USC Fisher Museum of Art
August 18, 2026–March 13, 2027
Organized jointly by the USC School of Architecture and the USC Fisher Museum of Art, this exhibition examines Paul R. Williams’s major contributions to modern multifamily housing. It pairs original archival drawings with newly commissioned works by contemporary artists and architects. Highlighting 35 housing projects from Williams’s 60-year career, the show emphasizes the designer’s sustained commitment to innovative, dignified solutions for collective living during a period of rapid urbanization. Seven new commissions—by Edgar Arceneaux; Current Interests (Matthew Au and Mira Henry); enFOLD Collective (Dana McKinney White and Megan Echols); Darell W. Fields; David Hartt; Cory Henry; and Amanda Williams—extend Williams’s legacy into the present, offering fresh perspectives on his influence on architectural history and modern housing.
Significant funding has been provided by the Andrew W. Mellon Foundation.
Guest Curators: Valery Augustin, Milton S. F. Curry, Amy Murphy
“Paul R. Williams: Architect for Living”
Los Angeles County Museum of Art
November 15, 2026–May 23, 2027
The most prominent Black American architect of his generation, Paul R. Williams helped shape his native Los Angeles during its rapid growth from the 1920s through the early 1970s. Acclaimed as an architect to the stars, he brought his innovation and rigor to stylistically diverse residential, civic, commercial, religious and hospitality projects that ranged from ambitious public housing to iconic hotels in Southern California, Las Vegas, and Latin America. “Paul R. Williams: Architect for Living” demonstrates the impressive breadth of Williams’s contributions, showcasing never-before-exhibited drawings and photographs from his archive.

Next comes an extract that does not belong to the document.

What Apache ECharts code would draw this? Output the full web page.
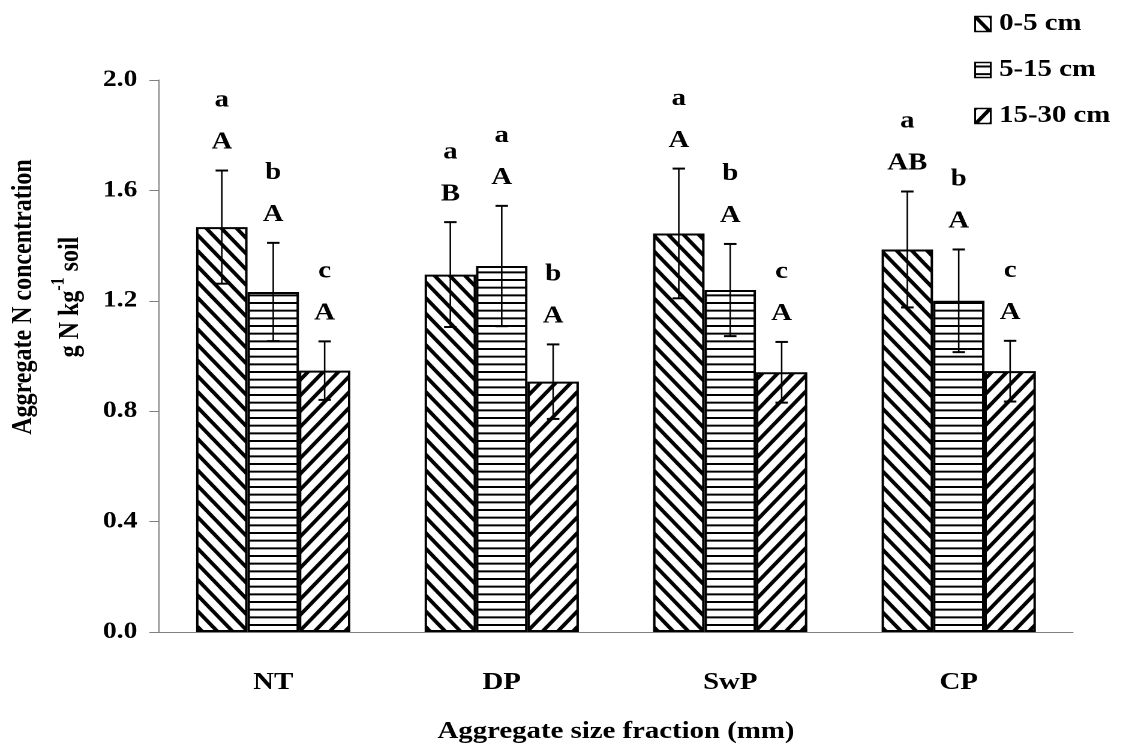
<!DOCTYPE html>
<html>
<head>
<meta charset="utf-8">
<script src="https://cdn.jsdelivr.net/npm/echarts@6/dist/echarts.min.js"></script>
<style>
html,body{margin:0;padding:0;background:#fff;overflow:hidden;}
#chart{width:936px;height:749px;transform:scaleX(1.19979);transform-origin:0 0;}
</style>
</head>
<body>
<div id="chart"></div>
<script>
// ---- data ----
var categories = ['NT', 'DP', 'SwP', 'CP'];
var depths = ['0-5 cm', '5-15 cm', '15-30 cm'];
var mean0_5 = [1.467, 1.295, 1.444, 1.386];
var mean5_15 = [1.232, 1.326, 1.239, 1.200];
var mean15_30 = [0.947, 0.907, 0.941, 0.945];
var err0_5 = [0.205, 0.190, 0.235, 0.210];
var err5_15 = [0.178, 0.218, 0.167, 0.186];
var err15_30 = [0.106, 0.135, 0.110, 0.110];
var upper0_5 = ['A', 'B', 'A', 'AB'];
var upper5_15 = ['A', 'A', 'A', 'A'];
var upper15_30 = ['A', 'A', 'A', 'A'];
var lower0_5 = ['a', 'a', 'a', 'a'];
var lower5_15 = ['b', 'a', 'b', 'b'];
var lower15_30 = ['c', 'b', 'c', 'c'];
var yTicks = [0, 0.4, 0.8, 1.2, 1.6, 2.0];

var means = [mean0_5, mean5_15, mean15_30];
var errs = [err0_5, err5_15, err15_30];
var uppers = [upper0_5, upper5_15, upper15_30];
var lowers = [lower0_5, lower5_15, lower15_30];

var FONT = '"Liberation Serif", "Times New Roman", serif';
var GAP = 0.325;

function makePattern(kind) {
  var k = 3, w, h;
  if (kind === 'h') { w = 4; h = 7.6; }
  else { w = 12.8; h = 15.5; }
  var cw = Math.round(w * k), ch = Math.round(h * k);
  var cv = document.createElement('canvas');
  cv.width = cw; cv.height = ch;
  var ctx = cv.getContext('2d');
  ctx.fillStyle = '#fff';
  ctx.fillRect(0, 0, cw, ch);
  ctx.fillStyle = '#000';
  ctx.strokeStyle = '#000';
  if (kind === 'h') {
    ctx.fillRect(0, Math.round(ch / 2 - k), cw, Math.round(2 * k));
  } else {
    ctx.lineWidth = 3.4 * k;
    for (var i = -2; i <= 2; i++) {
      ctx.beginPath();
      if (kind === 'b') { // "\" direction
        ctx.moveTo(i * cw - cw, -ch);
        ctx.lineTo(i * cw + 2 * cw, 2 * ch);
      } else { // "/" direction
        ctx.moveTo(i * cw - cw, 2 * ch);
        ctx.lineTo(i * cw + 2 * cw, -ch);
      }
      ctx.stroke();
    }
  }
  return { image: cv, repeat: 'repeat', scaleX: 1 / k, scaleY: 1 / k };
}
var patterns = [makePattern('b'), makePattern('h'), makePattern('f')];

var series = [];
for (var s = 0; s < 3; s++) {
  series.push({
    name: depths[s],
    type: 'bar',
    data: means[s],
    barGap: '0%',
    barCategoryGap: (GAP * 100) + '%',
    itemStyle: { color: patterns[s], borderColor: '#000', borderWidth: 2 },
    emphasis: { disabled: true },
    animation: false
  });
}

var errData = [];
var errMeta = [];
for (var s2 = 0; s2 < 3; s2++) {
  for (var c = 0; c < categories.length; c++) {
    errData.push([c, s2, means[s2][c], errs[s2][c]]);
    errMeta.push({ up: uppers[s2][c], low: lowers[s2][c] });
  }
}

series.push({
  type: 'custom',
  data: errData,
  encode: { x: 0, y: 2 },
  z: 10,
  silent: true,
  animation: false,
  renderItem: function (params, api) {
    var c = api.value(0), s = api.value(1), m = api.value(2), e = api.value(3);
    var band = api.size([1, 0])[0];
    var bw = band * (1 - GAP) / 3;
    var cx = api.coord([c, m])[0] + (s - 1) * bw;
    var yTop = api.coord([c, m + e])[1];
    var yBot = api.coord([c, m - e])[1];
    var cap = 5.2;
    var meta = errMeta[params.dataIndex];
    var tf = 'bold 24px ' + FONT;
    return {
      type: 'group',
      children: [
        { type: 'line', shape: { x1: cx, y1: yTop, x2: cx, y2: yBot }, style: { stroke: '#000', lineWidth: 1.3 } },
        { type: 'line', shape: { x1: cx - cap, y1: yTop, x2: cx + cap, y2: yTop }, style: { stroke: '#000', lineWidth: 2 } },
        { type: 'line', shape: { x1: cx - cap, y1: yBot, x2: cx + cap, y2: yBot }, style: { stroke: '#000', lineWidth: 2 } },
        { type: 'text', x: cx, y: yTop - 28, style: { text: meta.up, font: tf, fill: '#000', align: 'center', verticalAlign: 'middle' } },
        { type: 'text', x: cx, y: yTop - 70, style: { text: meta.low, font: tf, fill: '#000', align: 'center', verticalAlign: 'middle' } }
      ]
    };
  }
});

var axisCol = '#808080';
var chart = echarts.init(document.getElementById('chart'), null, { devicePixelRatio: 2, renderer: 'canvas' });
chart.setOption({
  animation: false,
  backgroundColor: '#fff',
  grid: { left: 132.5, right: 41.7, top: 80, bottom: 115 },
  legend: {
    data: depths.map(function (d) { return { name: d, icon: 'rect' }; }),
    orient: 'vertical',
    left: 807,
    top: 7,
    itemWidth: 13,
    itemHeight: 15,
    itemGap: 22,
    selectedMode: false,
    itemStyle: { borderColor: '#000', borderWidth: 1.5 },
    textStyle: { fontFamily: FONT, fontWeight: 'bold', fontSize: 24, color: '#000', padding: [0, 0, 0, 2] }
  },
  xAxis: {
    type: 'category',
    data: categories,
    axisLine: { lineStyle: { color: axisCol, width: 1 } },
    axisTick: { length: 9, lineStyle: { color: axisCol, width: 1 } },
    axisLabel: { margin: 39, fontFamily: FONT, fontWeight: 'bold', fontSize: 24, color: '#000' },
    name: 'Aggregate size fraction (mm)',
    nameLocation: 'middle',
    nameGap: 88,
    nameTextStyle: { fontFamily: FONT, fontWeight: 'bold', fontSize: 24, color: '#000' }
  },
  yAxis: {
    type: 'value',
    min: yTicks[0],
    max: yTicks[yTicks.length - 1],
    interval: yTicks[1] - yTicks[0],
    splitLine: { show: false },
    axisLine: { show: true, lineStyle: { color: axisCol, width: 1 } },
    axisTick: { show: true, length: 8, lineStyle: { color: axisCol, width: 1 } },
    axisLabel: { margin: 18, fontFamily: FONT, fontWeight: 'bold', fontSize: 23, color: '#000',
      formatter: function (v) { return v.toFixed(1); } }
  },
  graphic: [
    { type: 'text', x: 20, y: 297, rotation: Math.PI / 2,
      style: { text: 'Aggregate N concentration', font: 'bold 24px ' + FONT, fill: '#000', align: 'center', verticalAlign: 'middle' } },
    { type: 'text', x: 56, y: 297, rotation: Math.PI / 2,
      style: { text: '{n|g N kg}{s|-1}{n| soil}', align: 'center', verticalAlign: 'middle',
        rich: {
          n: { fontFamily: FONT, fontWeight: 'bold', fontSize: 24, fill: '#000', color: '#000', lineHeight: 30, verticalAlign: 'bottom' },
          s: { fontFamily: FONT, fontWeight: 'bold', fontSize: 16, fill: '#000', color: '#000', lineHeight: 16, verticalAlign: 'top' }
        } } }
  ],
  series: series
});
</script>
</body>
</html>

Curators: Staci Steinberger, Sarah Locke
“Paul R. Williams: Architecture Across the Color Line”
Getty Research Institute
December 15, 2026–July 18, 2027
Groundbreaking architect Paul R. Williams charted an unprecedented career. The first Black architect licensed in the western US, Williams was a prolific, transformative figure, but his role constructing for and with Black communities across the color line has been little accounted for. Marking the public debut of his archive, this exhibition examines the impact of Williams’s architecture in challenging systems of racialized exclusion, offering an intimate portrait of life, hope, and possibility coursing through the collective construction of the architecture of Black Los Angeles. It attests to architecture’s capacity to give rise to community, to construct social opportunities, and to give shape to Black spatial imaginaries—legacies that extend to this day.
Curators: LeRonn P. Brooks, Maristella Casciato, Gary Riichirō Fox, Alex Jones
Together, these exhibitions form the first major museum presentations devoted to Paul R. Williams. Accompanied by a scholarly catalogue, digital exhibition, and public programs, the collaboration highlights his extraordinary career, enduring influence, and lasting impact on architecture locally and globally.